Mit der Klärung ist Volkswagen nun bei der Aufarbeitung des Diesel-Debakels einen entscheidenden Schritt weiter. Der Konzern ist sicher, dass die verbotenen Manipulationsprogramme oder zumindest Varianten davon mit dem Generationswechsel der Motoren vom EA 189 auf den EA 288 verschwanden. Die anfängliche Unsicherheit bei dieser Frage demonstriert aber auch, wie schwierig es für den Weltkonzern mit 600.000 Mitarbeitern ist, mehr Licht in die Affäre zu bringen.

Seit gut einem Monat ist der Skandal bekannt.

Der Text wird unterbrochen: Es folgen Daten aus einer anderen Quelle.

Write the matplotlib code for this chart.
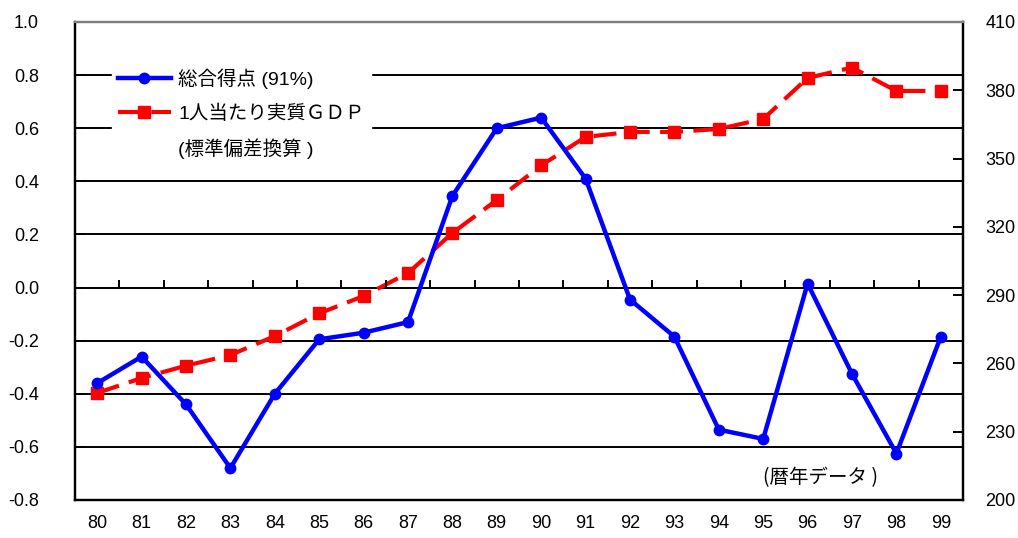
import numpy as np
import matplotlib
matplotlib.use("Agg")
import matplotlib.pyplot as plt
from matplotlib.lines import Line2D

plt.rcParams['font.family'] = ['Liberation Sans', 'Noto Sans CJK JP', 'DejaVu Sans']

years = ['80', '81', '82', '83', '84', '85', '86', '87', '88', '89',
         '90', '91', '92', '93', '94', '95', '96', '97', '98', '99']
score = [-0.36, -0.26, -0.44, -0.68, -0.40, -0.195, -0.17, -0.13, 0.345, 0.60,
         0.64, 0.41, -0.045, -0.185, -0.535, -0.57, 0.015, -0.325, -0.625, -0.185]
gdp = [247, 253.6, 259, 263.7, 272, 282, 289.6, 299.7, 317.3, 331.8,
       347, 359.5, 361.7, 361.7, 363, 367.4, 385.4, 390, 379.7, 379.7]
left_ticks = [-0.8, -0.6, -0.4, -0.2, 0.0, 0.2, 0.4, 0.6, 0.8, 1.0]
right_ticks = [200, 230, 260, 290, 320, 350, 380, 410]

x = np.arange(len(years)) + 0.5

fig = plt.figure(figsize=(10.18, 5.38), dpi=100)
ax = fig.add_axes([75/1018, 38/538, 888/1018, 478/538])
ax2 = ax.twinx()
ax.set_zorder(ax2.get_zorder() + 1)
ax.patch.set_visible(False)

ax.set_xlim(0, 20)
ax.set_ylim(-0.8, 1.0)
ax2.set_ylim(200, 410)

# gridlines on the twin so the red markers sit over them
ax2.hlines(left_ticks[1:-1], 0, 20, colors='black', linewidth=1.4,
           transform=ax.transData, zorder=1)

ax2.plot(x, gdp, color='#ff0000', linewidth=3, dashes=(5.5, 2.5),
         marker='s', markersize=9, zorder=3)
ax.plot(x, score, color='#0000ff', linewidth=3.2, marker='o', markersize=7.5,
        zorder=4)

# category tick marks on the zero line
ax.vlines(np.arange(1, 20), 0, 0.028, colors='black', linewidth=1.4, zorder=2)

ax.set_yticks(left_ticks)
ax.set_yticklabels(['%.1f' % v for v in left_ticks])
ax2.set_yticks(right_ticks)
ax2.set_yticklabels([str(v) for v in right_ticks])
ax.set_xticks(x)
ax.set_xticklabels(years)

ax.tick_params(axis='y', direction='in', length=7, width=1.4, pad=26, labelsize=13)
ax2.tick_params(axis='y', direction='in', length=7, width=1.4, pad=16, labelsize=13)
ax.tick_params(axis='x', length=0, pad=11, labelsize=13)

for a in (ax, ax2):
    for s in ('left', 'right', 'bottom'):
        a.spines[s].set_linewidth(1.6)
        a.spines[s].set_color('black')
    a.spines['top'].set_color('#808080')
    a.spines['top'].set_linewidth(1.6)

handles = [
    Line2D([], [], color='#0000ff', linewidth=3.2, marker='o', markersize=7.5),
    Line2D([], [], color='#ff0000', linewidth=3, dashes=(5.5, 2.5), marker='s', markersize=9),
    Line2D([], [], color='none'),
]
labels = ['総合得点 (91%)', '1人当たり実質ＧＤＰ', '(標準偏差換算 )']
leg = ax.legend(handles, labels, loc='upper left', bbox_to_anchor=(0.031, 0.935),
                frameon=True, fancybox=False, edgecolor='white', framealpha=1,
                handlelength=2.7, labelspacing=0.8,
                borderpad=0.3, handletextpad=0.4,
                prop={'family': ['Liberation Sans', 'Noto Sans CJK JP'], 'size': 14})
leg.set_zorder(10)

ax.text(0.839, 0.047, '(暦年データ )', transform=ax.transAxes, fontsize=14,
        ha='center', va='center', family=['Noto Sans CJK JP', 'DejaVu Sans'])

fig.savefig('out.png', dpi=100)
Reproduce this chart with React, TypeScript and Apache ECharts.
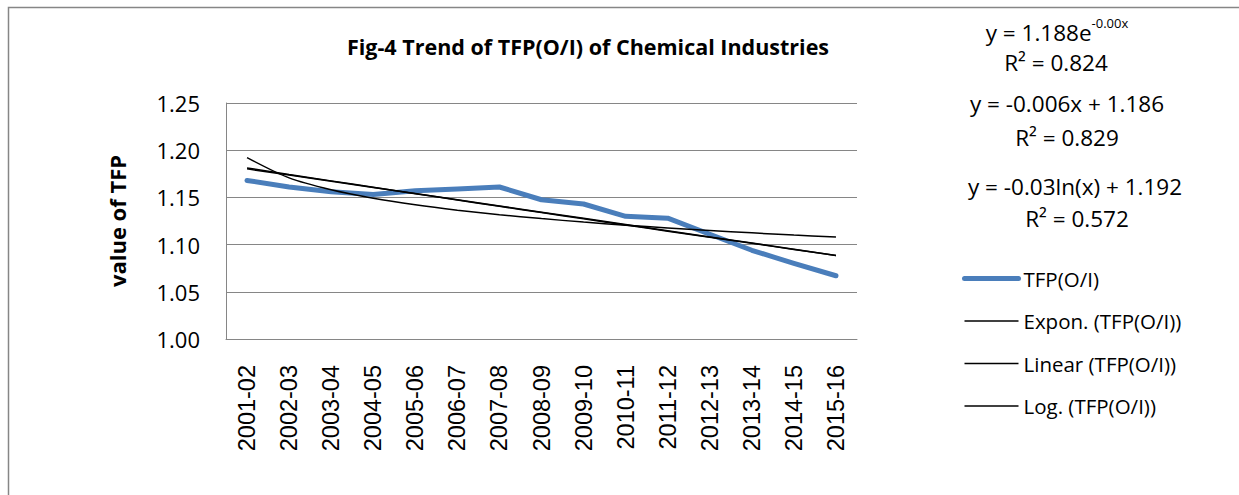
import React, { useEffect, useRef } from "react";
import * as echarts from "echarts";

const categories = [
  "2001-02", "2002-03", "2003-04", "2004-05", "2005-06", "2006-07", "2007-08", "2008-09",
  "2009-10", "2010-11", "2011-12", "2012-13", "2013-14", "2014-15", "2015-16",
];
const tfpValues = [1.168, 1.161, 1.156, 1.153, 1.157, 1.159, 1.161, 1.1475, 1.143, 1.13, 1.128, 1.111, 1.094, 1.08, 1.067];
const seriesNames = ["TFP(O/I)", "Expon. (TFP(O/I))", "Linear (TFP(O/I))", "Log. (TFP(O/I))"];
const yTicks = { min: 1.0, max: 1.25, interval: 0.05 };
const titleText = "Fig-4 Trend of TFP(O/I) of Chemical Industries";
const yAxisName = "value of TFP";
const expEq = ["y = 1.188e", "-0.00x", "R² = 0.824"];
const linEq = ["y = -0.006x + 1.186", "R² = 0.829"];
const logEq = ["y = -0.03ln(x) + 1.192", "R² = 0.572"];

function linReg(xs: number[], ys: number[]) {
  const n = xs.length;
  const mx = xs.reduce((a, b) => a + b, 0) / n;
  const my = ys.reduce((a, b) => a + b, 0) / n;
  let sxy = 0, sxx = 0;
  for (let i = 0; i < n; i++) {
    sxy += (xs[i] - mx) * (ys[i] - my);
    sxx += (xs[i] - mx) * (xs[i] - mx);
  }
  const b = sxy / sxx;
  return { a: my - b * mx, b };
}

export default function App() {
  const ref = useRef<HTMLDivElement>(null);
  useEffect(() => {
    if (!ref.current) return;
    const chart = echarts.init(ref.current, null, { renderer: "svg" });
    const xs = tfpValues.map((_, i) => i + 1);
    const lin = linReg(xs, tfpValues);
    const ex = linReg(xs, tfpValues.map((v) => Math.log(v)));
    const lg = linReg(xs.map((x) => Math.log(x)), tfpValues);
    const linData = xs.map((x) => lin.a + lin.b * x);
    const expData = xs.map((x) => Math.exp(ex.a) * Math.exp(ex.b * x));
    const logData = xs.map((x) => lg.a + lg.b * Math.log(x));

    const font = "'Open Sans', Calibri, sans-serif";
    const trendStyle = { color: "#000", width: 1.5 };
    const eqStyle = { fontFamily: font, fontSize: 22.5, fill: "#000" };

    chart.setOption({
      animation: false,
      backgroundColor: "#fff",
      grid: { left: 226, top: 103, width: 631, height: 236, containLabel: false },
      xAxis: {
        type: "category",
        data: categories,
        boundaryGap: true,
        axisLine: { lineStyle: { color: "#868686", width: 1 } },
        axisTick: { show: false },
        axisLabel: {
          rotate: 90,
          margin: 26,
          color: "#000",
          fontFamily: "'Liberation Sans', Arial, sans-serif",
          fontSize: 23.5,
        },
      },
      yAxis: {
        type: "value",
        min: yTicks.min,
        max: yTicks.max,
        interval: yTicks.interval,
        name: yAxisName,
        nameLocation: "middle",
        nameGap: 98,
        nameRotate: 90,
        nameTextStyle: { fontFamily: font, fontWeight: "bold", fontSize: 22, color: "#000" },
        axisLine: { show: true, lineStyle: { color: "#868686", width: 1 } },
        axisTick: { show: false },
        splitLine: { lineStyle: { color: "#868686", width: 1 } },
        axisLabel: {
          formatter: (v: number) => v.toFixed(2),
          color: "#000",
          fontFamily: font,
          fontSize: 22,
          margin: 26,
        },
      },
      legend: {
        orient: "vertical",
        left: 957,
        top: 263,
        itemWidth: 54,
        itemHeight: 20,
        itemGap: 21.5,
        itemStyle: { opacity: 0 },
        data: [
          { name: seriesNames[0], lineStyle: { width: 5, color: "#4a7ebb", cap: "round" } },
          { name: seriesNames[1], lineStyle: { width: 1.5, color: "#000" } },
          { name: seriesNames[2], lineStyle: { width: 1.5, color: "#000" } },
          { name: seriesNames[3], lineStyle: { width: 1.5, color: "#000" } },
        ],
        textStyle: { fontFamily: font, fontSize: 20.5, color: "#000", lineHeight: 20 },
      },
      series: [
        {
          name: seriesNames[0],
          type: "line",
          data: tfpValues,
          symbol: "none",
          lineStyle: { color: "#4a7ebb", width: 5, cap: "round", join: "round" },
          itemStyle: { color: "#4a7ebb" },
          z: 2,
        },
        {
          name: seriesNames[1],
          type: "line",
          data: expData,
          symbol: "none",
          smooth: true,
          lineStyle: trendStyle,
          itemStyle: { color: "#000" },
          z: 3,
        },
        {
          name: seriesNames[2],
          type: "line",
          data: linData,
          symbol: "none",
          lineStyle: trendStyle,
          itemStyle: { color: "#000" },
          z: 3,
        },
        {
          name: seriesNames[3],
          type: "line",
          data: logData,
          symbol: "none",
          smooth: 0.3,
          lineStyle: trendStyle,
          itemStyle: { color: "#000" },
          z: 3,
        },
      ],
      graphic: [
        {
          type: "rect",
          shape: { x: 8.5, y: 7.5, width: 1400, height: 700 },
          style: { fill: "none", stroke: "#868686", lineWidth: 1.5 },
          silent: true,
        },
        {
          type: "text",
          x: 588,
          y: 46,
          style: {
            text: titleText,
            fontFamily: font,
            fontWeight: "bold",
            fontSize: 21.5,
            fill: "#000",
            align: "center",
            verticalAlign: "middle",
          },
        },
        {
          type: "text",
          x: 1057,
          y: 30,
          style: {
            text: `{b|${expEq[0]}}{s|${expEq[1]}}`,
            rich: {
              b: { ...eqStyle, verticalAlign: "bottom", lineHeight: 24 },
              s: { fontFamily: font, fontSize: 13, fill: "#000", verticalAlign: "top", padding: [0, 0, 14, 0] },
            },
            align: "center",
            verticalAlign: "middle",
          },
        },
        { type: "text", x: 1056, y: 62, style: { ...eqStyle, text: expEq[2], align: "center", verticalAlign: "middle" } },
        { type: "text", x: 1067, y: 103, style: { ...eqStyle, text: linEq[0], align: "center", verticalAlign: "middle" } },
        { type: "text", x: 1067, y: 137, style: { ...eqStyle, text: linEq[1], align: "center", verticalAlign: "middle" } },
        { type: "text", x: 1075, y: 186, style: { ...eqStyle, text: logEq[0], align: "center", verticalAlign: "middle" } },
        { type: "text", x: 1077, y: 218, style: { ...eqStyle, text: logEq[1], align: "center", verticalAlign: "middle" } },
      ],
    });
    return () => chart.dispose();
  }, []);
  return (
    <div
      ref={ref}
      style={{ position: "fixed", left: 0, top: 0, width: 1239, height: 495, background: "#fff" }}
    />
  );
}
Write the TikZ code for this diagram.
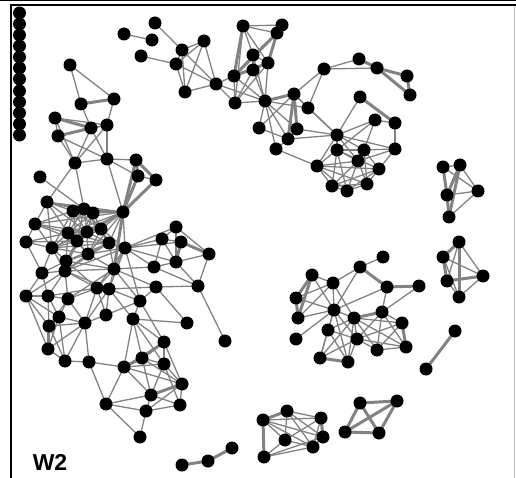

Der neue VW-Konzernchef Matthias Müller hatte Ende September zu seinem Antritt «schonungslose Aufklärung und maximale Transparenz» versprochen. Doch alle Aussagen liegen dieser Tage auf der juristischen Goldwaage, und Tage wie der Donnerstag mit seiner stundenlangen Ungewissheit zeigen deutlich, dass der Aufklärungsprozess noch immer erst am Anfang steht.

Diese Lage ist für den Konzern mitunter prekär. Müller will mehr Querdenkertum, flachere Hierarchien, mehr Mut zur eigenen Meinung, mehr Entscheidungsfreude, dezentrale Verantwortung und bloß kein Klima der Angst. Er fordert Aufbruchsstimmung - doch mitunter herrscht angesichts offener Fragen auch Schockstarre.

Zu allem Überfluss berichtete am Donnerstag das «Manager Magazin», dass führende VW-Manager schon vor rund anderthalb Jahren von Abgas-Problemen gewussten hätten - wenngleich sie von den dafür ursächlichen Manipulationen wohl noch nichts geahnt haben dürften.

Wie das Blatt unter Berufung auf das Protokoll einer Vorstandssitzung schreibt, soll die Führungsriege der Kernmarke VW-Pkw mögliche Unregelmäßigkeiten schon im Frühjahr 2014 thematisiert haben. Zumindest an dieser Stelle dementierte VW aber ohne Verzögerung:«Eine solche Protokollnotiz existiert nicht», berichteten die Wolfsburger über die Sitzungsmitschrift von Anfang vorigen Jahres.